Dans ces conditions, l'intimée, qui n'est pas fondée à solliciter la résiliation de la convention du 20 mai 2014, doit être déboutée de sa demande en paiement de la somme de 174 312,80 euros au titre de pénalités de rupture.

Le jugement est infirmé de ce chef.

S'agissant du contrat de fourniture exclusive conclu avec la SAS Brasserie de Saint Omer le 9 décembre 2014, l'appelante conteste avoir rompu unilatéralement les relations contractuelles et n'avoir pas respecté ses engagements d'approvisionnement en bières de l'intimée, faisant valoir que cette dernière n'apporte pas le moindre élément de preuve de ses allégations à cet égard.

Au vu des pièces versées aux débats, s'il n'est pas contestable, ni d'ailleurs contesté, que la convention de fourniture de bière exclusive signée le 9 décembre 2014 entre la SAS Brasserie de Saint Omer et la SARL Gemama devait se poursuivre avec le cessionnaire du fonds, toutes précisions étant à cet égard, notamment quant à la durée et aux quantités de l'obligation de fourniture, reprises dans l'acte de vente du 29 mai 2015, il apparaît que, pour seule preuve du non-respect de ses obligations par la SAS Middadi, de la rupture fautive qu'elle lui impute et du montant des sommes qu'elle lui réclame à ce titre, l'intimée produit un courrier recommandé qu'elle lui a adressé le 3 juillet 2015 avec pour " objet : rappel de vos engagements ", ainsi formulé :

" Nous sommes informés de votre intention de ne pas honorer votre engagement de poursuite du contrat de fourniture de Bières à nos marques distribuées par DAB, contrairement aux termes de l'acte d'acquisition de votre fonds de commerce.

Nous attirons votre attention sur le fait que le non-respect de cet engagement vous obligerait au paiement d'une indemnité dont le montant ne saurait être inférieur à la somme de 94 640 € selon la clause pénale du contrat.

Espérant ne pas avoir à vous réclamer cette indemnité et préférant vous voir débiter nos Bières conformément aux engagements pris, veuillez agréer... ".

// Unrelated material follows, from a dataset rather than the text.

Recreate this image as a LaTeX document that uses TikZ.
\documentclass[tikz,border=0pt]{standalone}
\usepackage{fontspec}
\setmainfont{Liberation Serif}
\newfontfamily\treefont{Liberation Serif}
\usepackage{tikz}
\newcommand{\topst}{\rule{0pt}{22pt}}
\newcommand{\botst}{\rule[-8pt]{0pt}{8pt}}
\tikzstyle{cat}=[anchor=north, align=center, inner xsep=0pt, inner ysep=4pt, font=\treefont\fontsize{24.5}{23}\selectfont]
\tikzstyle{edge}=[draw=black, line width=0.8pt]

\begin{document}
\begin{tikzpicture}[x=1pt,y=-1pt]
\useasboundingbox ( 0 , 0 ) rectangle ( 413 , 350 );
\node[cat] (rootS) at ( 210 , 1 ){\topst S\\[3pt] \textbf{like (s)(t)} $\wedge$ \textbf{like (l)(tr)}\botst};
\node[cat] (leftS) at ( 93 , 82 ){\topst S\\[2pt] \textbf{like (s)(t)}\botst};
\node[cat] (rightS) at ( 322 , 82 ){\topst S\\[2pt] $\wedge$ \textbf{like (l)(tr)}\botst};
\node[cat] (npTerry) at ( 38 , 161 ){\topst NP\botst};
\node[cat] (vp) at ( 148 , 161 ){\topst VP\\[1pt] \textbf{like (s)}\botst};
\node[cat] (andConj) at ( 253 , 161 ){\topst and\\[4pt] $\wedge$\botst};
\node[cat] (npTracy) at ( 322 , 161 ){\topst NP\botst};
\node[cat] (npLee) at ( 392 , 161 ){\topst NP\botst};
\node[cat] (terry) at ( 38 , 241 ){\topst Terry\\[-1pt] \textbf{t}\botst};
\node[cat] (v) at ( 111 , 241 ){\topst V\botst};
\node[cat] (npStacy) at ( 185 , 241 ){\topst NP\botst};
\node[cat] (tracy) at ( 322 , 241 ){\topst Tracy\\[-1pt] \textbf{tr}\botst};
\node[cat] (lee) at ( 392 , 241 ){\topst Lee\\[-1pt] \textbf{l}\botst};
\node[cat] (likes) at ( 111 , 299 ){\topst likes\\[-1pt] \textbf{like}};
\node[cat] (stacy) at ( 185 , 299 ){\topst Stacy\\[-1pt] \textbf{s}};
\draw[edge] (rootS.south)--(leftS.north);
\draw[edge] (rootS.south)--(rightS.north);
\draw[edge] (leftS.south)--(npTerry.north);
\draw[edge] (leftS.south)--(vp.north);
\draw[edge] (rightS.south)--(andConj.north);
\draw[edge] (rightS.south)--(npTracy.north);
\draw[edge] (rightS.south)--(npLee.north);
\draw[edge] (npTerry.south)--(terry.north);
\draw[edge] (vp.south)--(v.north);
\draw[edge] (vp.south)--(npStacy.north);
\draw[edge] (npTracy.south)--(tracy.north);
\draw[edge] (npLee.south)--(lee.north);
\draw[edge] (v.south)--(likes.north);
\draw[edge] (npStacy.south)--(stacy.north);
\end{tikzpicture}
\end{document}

A défaut d'un quelconque autre élément qui serait intervenu postérieurement, ce seul courrier ne saurait justifier la résiliation prétendument fautive, ni en tout état de cause le montant des sommes réclamées.

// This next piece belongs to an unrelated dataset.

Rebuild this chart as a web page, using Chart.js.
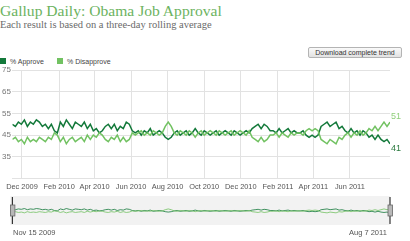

En conséquence, la SAS Brasserie de Saint Omer est déboutée de ses demandes à l'encontre de la SAS Middadi, et le jugement également infirmé en ce qui la concerne.

Sur les frais irrépétibles :

Sur le fondement de l'article 700 du Code de procédure civile, il sera alloué à l'appelante une somme de 2 000 euros.

Par ces motifs, LA COUR, Statuant publiquement et contradictoirement, Infirme le jugement entrepris, Statuant à nouveau, Déboute la SAS Distribution Azuréenne de Boissons et la SAS Brasserie de Saint Omer de toutes leurs demandes, Les condamne à payer à la SAS Middadi la somme de 2 000 euros sur le fondement de l'article 700 du Code de procédure civile, Condamne les intimées aux dépens, ceux d'appel distraits conformément aux dispositions de l'article 699 du Code de procédure civile.